Senator of the College of Justice
- In office 1997–2010
- Monarch: Elizabeth

Personal details
- Born: Derek Robert Alexander Emslie 21 June 1949 (age 76) Edinburgh, Scotland
- Spouse: Elizabeth Carstairs
- Relations: George Emslie, Baron Emslie (father); Nigel Emslie, Lord Emslie (brother)
- Alma mater: Gonville and Caius College, Cambridge University of Edinburgh
- Profession: Advocate

= Derek Emslie, Lord Kingarth =

Derek Robert Alexander Emslie, Lord Kingarth (born 21 June 1949) is a judge of the Supreme Courts of Scotland, sitting in the High Court of Justiciary and the Inner House of the Court of Session. He is the son of former Lord President George Emslie, Baron Emslie, and younger brother of fellow judge Nigel Emslie, Lord Emslie, and older brother of rhino conservationist Dr Richard Emslie.

==Early life==
Emslie was educated at the Edinburgh Academy and Trinity College, Glenalmond, before studying at Gonville and Caius College, Cambridge (BA) and the School of Law of the University of Edinburgh (LLB). He was admitted to Faculty of Advocates in 1974, becoming a Queen's Counsel in 1987. As a young man he was a keen sportsman, playing scrum-half for Edinburgh Wanderers and midfield for Spartans F.C. During the game between Oxford and Cambridge University football clubs at Wembley Stadium, Emslie's was the first name ever displayed on the new electronic scoreboard, in 1969 when he scored the opening goal.

==Legal career==
He served from 1979 to 1987 as Standing Junior Counsel (legal advisor appointed by the Lord Advocate) to the Department of Health and Social Security, and from 1985 to 1988 as an Advocate Depute, representing the Crown in prosecutions and appeals in the High Court. From 1988 to 1995, he was a part-time Chairman of the Pension Appeal Tribunal, and from 1990 the Medical Appeal Tribunal. He was elected Vice-Dean of the Faculty of Advocates in 1995, holding this post until 1997, at which time his brother was elected Dean of the Faculty.

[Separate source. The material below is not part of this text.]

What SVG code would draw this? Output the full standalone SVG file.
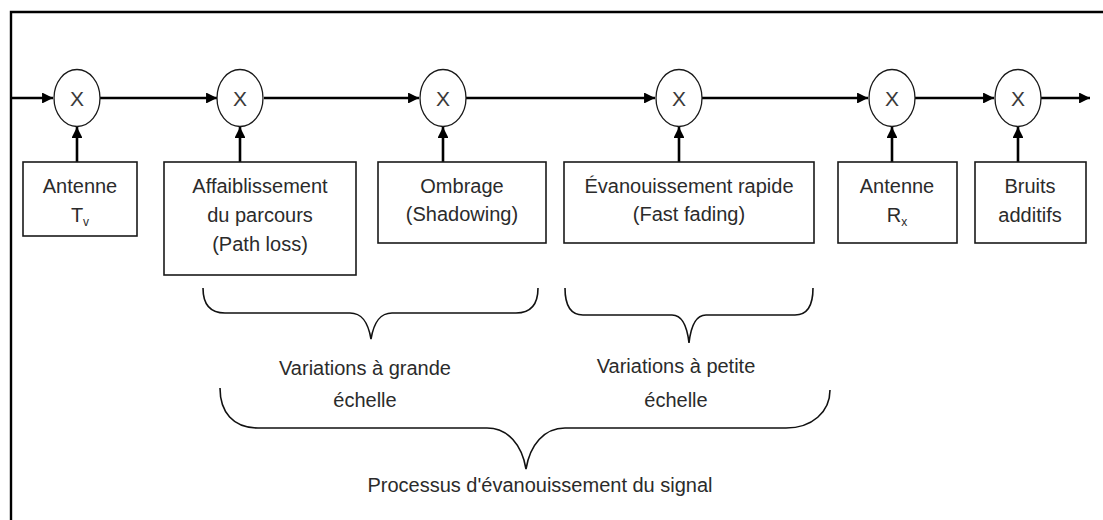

In 1997, he was appointed a Senator of the College of Justice, a judge of the Court of Session and High Court of Justiciary, Scotland's Supreme Courts, with the judicial title, Lord Kingarth. He was promoted to the Inner House of the Court of Session in 2005, at which time he was appointed to the Privy Council.

==Personal life==
Emslie married Elizabeth Carstairs in 1974, with whom he has a son and two daughters.